Ist das gesetzlich überhaupt erlaubt?

Hallo Gästin,

 

Ihre Frage ist interessant- nur sehr kurz, deshalb schwer einzuschätzen. Das Thema, das hinter der Frage steckt, ist tatsächlich äußerst spannend.

Ich fange mal am Ende Ihres Briefes an: warum sollte es bitte gesetzlich verboten sein, ein Seniorenheim gegenüber eines Friedhofes zu bauen??? Es gibt ja auch Kindergärten, Schulen oder Einkaufsmärkte  in der Nähe von Friedhöfen. Und Kirchen. So was...

 

In früherer Zeit gab es direkt auf dem Kirchhof die letzten Ruhestätten. Vor allem im Osten Deutschlands finden wir solche Orte noch- und sie sind wunderschön. Das heißt, die Gräber waren mitten im Ort, mitten unter den Lebenden. Genau wie der Tod immer mitten unter uns Lebenden ist. Wir vergessen das nur allzu gerne. Unsere Gesellschaft ist eine ewig junge Spaßtruppe geworden,  in der alles machbar, alles käuflich,  alles bis in alle Ewigkeit lustig ist. Sterben und Tod sind tabu. Meiner Meinung nach ist das völlig falsch, denn Gevatter Tod, Schmerz und Leid gehören zum Leben genauso dazu wie Geburt, Freude, Feiern. Ja, der Tod macht das Leben erst rund!

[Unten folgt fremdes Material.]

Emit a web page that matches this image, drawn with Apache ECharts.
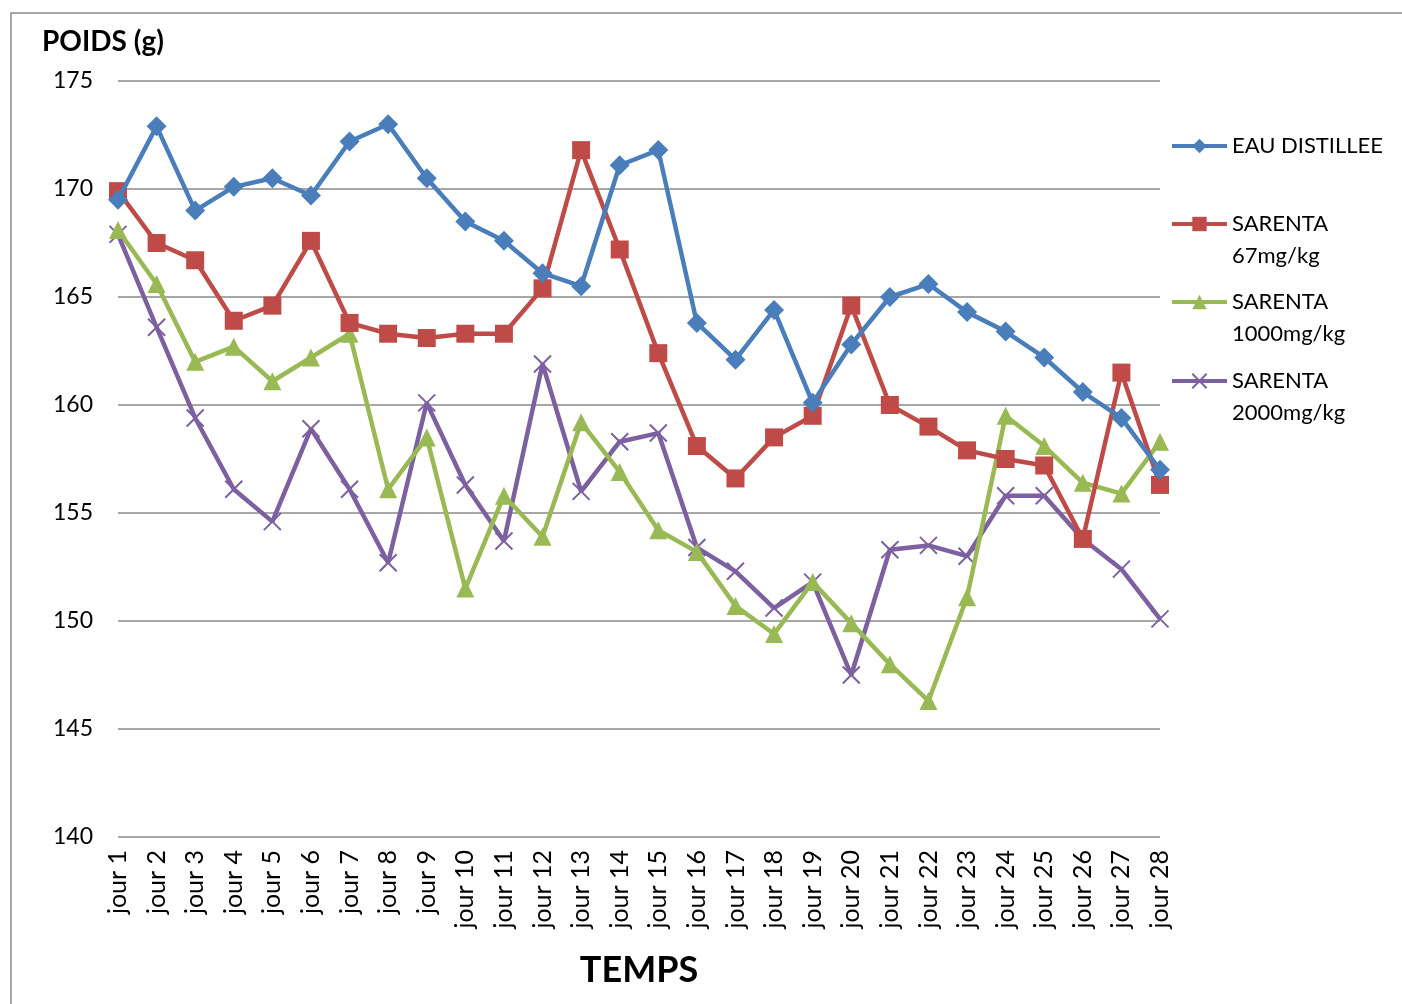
<!DOCTYPE html>
<html>
<head>
<meta charset="utf-8">
<script src="https://cdn.jsdelivr.net/npm/echarts@6/dist/echarts.min.js"></script>
<style>html,body{margin:0;padding:0;background:#fff}#c{width:1402px;height:1004px}</style>
</head>
<body>
<div id="c"></div>
<script>
const categories = ['jour 1','jour 2','jour 3','jour 4','jour 5','jour 6','jour 7','jour 8','jour 9','jour 10','jour 11','jour 12','jour 13','jour 14','jour 15','jour 16','jour 17','jour 18','jour 19','jour 20','jour 21','jour 22','jour 23','jour 24','jour 25','jour 26','jour 27','jour 28'];
const eauDistillee = [169.5,172.9,169.0,170.1,170.5,169.7,172.2,173.0,170.5,168.5,167.6,166.1,165.5,171.1,171.8,163.8,162.1,164.4,160.1,162.8,165.0,165.6,164.3,163.4,162.2,160.6,159.4,157.0];
const sarenta67 = [169.9,167.5,166.7,163.9,164.6,167.6,163.8,163.3,163.1,163.3,163.3,165.4,171.8,167.2,162.4,158.1,156.6,158.5,159.5,164.6,160.0,159.0,157.9,157.5,157.2,153.8,161.5,156.3];
const sarenta1000 = [168.1,165.6,162.0,162.7,161.1,162.2,163.3,156.1,158.5,151.5,155.8,153.9,159.2,156.9,154.2,153.2,150.7,149.4,151.8,149.9,148.0,146.3,151.1,159.5,158.1,156.4,155.9,158.3];
const sarenta2000 = [167.9,163.6,159.4,156.1,154.6,158.9,156.1,152.7,160.1,156.3,153.7,161.9,156.0,158.3,158.7,153.4,152.3,150.6,151.8,147.5,153.3,153.5,153.0,155.8,155.8,153.8,152.4,150.1];
const yTicks = {min:140, max:175, interval:5};

const FONT = 'Lato';
const names = ['EAU DISTILLEE','SARENTA 67mg/kg','SARENTA 1000mg/kg','SARENTA 2000mg/kg'];
const colors = ['#4A7EBB','#BE4B48','#98B954','#7D60A0'];
const symbols = ['diamond','rect','triangle','path://M0,0L10,10M10,0L0,10'];
const sizes = [20,18,18,17];
const datas = [eauDistillee, sarenta67, sarenta1000, sarenta2000];

const chart = echarts.init(document.getElementById('c'));
const legendTops = [130, 176, 254, 333];
const legends = names.map((n, i) => ({
  data: [n],
  orient: 'vertical',
  left: 1170,
  top: legendTops[i],
  padding: 0,
  itemWidth: 55,
  itemHeight: 18,
  itemGap: 4,
  selectedMode: false,
  lineStyle: {width: 4},
  formatter: (name) => name.indexOf('SARENTA ') === 0 ? '\n' + name.replace('SARENTA ', 'SARENTA\n') : name,
  textStyle: {fontFamily: FONT, fontSize: 22, color: '#000', lineHeight: 32}
}));

chart.setOption({
  animation: false,
  title: [{
    text: 'POIDS (g)', left: 37, top: 23,
    textStyle: {fontFamily: FONT, fontSize: 28, fontWeight: 'bold', color: '#000'}
  }],
  legend: legends,
  graphic: [{
    type: 'rect', shape: {x: 11, y: 13, width: 1420, height: 1020},
    style: {fill: 'none', stroke: '#8C8C8C', lineWidth: 1.5}, silent: true
  }],
  grid: {left: 118, right: 242, top: 81, bottom: 167, outerBoundsMode: 'none'},
  xAxis: {
    type: 'category', data: categories, boundaryGap: false,
    name: 'TEMPS', nameLocation: 'middle', nameGap: 115,
    nameTextStyle: {fontFamily: FONT, fontSize: 36, fontWeight: 'bold', color: '#000'},
    axisLine: {show: false}, axisTick: {show: false},
    axisLabel: {rotate: 90, interval: 0, margin: 13, fontFamily: FONT, fontSize: 25, color: '#000'}
  },
  yAxis: {
    type: 'value', min: yTicks.min, max: yTicks.max, interval: yTicks.interval,
    axisLine: {show: false}, axisTick: {show: false},
    axisLabel: {margin: 25, fontFamily: FONT, fontSize: 23, color: '#000'},
    splitLine: {lineStyle: {color: '#8A8A8A', width: 1.5}}
  },
  series: names.map((n, i) => ({
    name: n, type: 'line', data: datas[i],
    symbol: symbols[i], symbolSize: sizes[i], showAllSymbol: true,
    lineStyle: {color: colors[i], width: 4.5},
    itemStyle: i === 3 ? {color: colors[i], borderColor: colors[i], borderWidth: 2} : {color: colors[i], borderWidth: 0},
    z: 10 - i
  }))
});
</script>
</body>
</html>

Ich erzähle Ihnen eine kleine Geschichte. Als meine Mutter 75 wurde, gab es ein kleines Fest bei ihr zuhause. Am Abend vorher kamen ihre Kegelschwestern, um den Kranz aufzuhängen, wie es dort auf dem Land noch ein schöner Brauch ist. Den hatten sie am Nachmittag unter Zuhilfenahme diverser Flaschen Sekt in Hochstimmung miteinander gebunden. Ich hatte sie alle sehr lange nicht gesehen, so sagte ich also sinngemäß völlig unbefangen: „Wir haben uns ja bei Georg auf der Beerdigung zum letzten Mal gesehen...“ oder so ähnlich. Da zischte mir eine der Damen ein entsetztes: „Pssssst!!!“ entgegen. „ Wir sind doch auf einem Geburtstag!!! Da spricht man nicht über Beerdigungen...“

 

Ah ja. Ok. Ähm...kleine Zwischenfrage: warum nicht? Es gibt doch keinen besseren Tag für ein paar Gedanken an den Todes- Tag als ein Geburts- Tag.  Ich glaube, wir sind aus dem Licht hierher auf die Erde geboren worden, um zu leben und werden wieder sterben und zurückgehen, dorthin, von wo wir kamen. Unser Tod ist von der ersten Minute an präsent und dürfte für niemanden eine Überraschung sein, oder? Manche Menschen leben kurz, andere lang. Ja, auch das ist normal. Es gibt kein Recht auf ein langes, gesundes, friedliches, perfektes Leben. Wer hat das gesagt, wo steht das? Jede Menge Leute scheinen heutzutage genau das anzunehmen....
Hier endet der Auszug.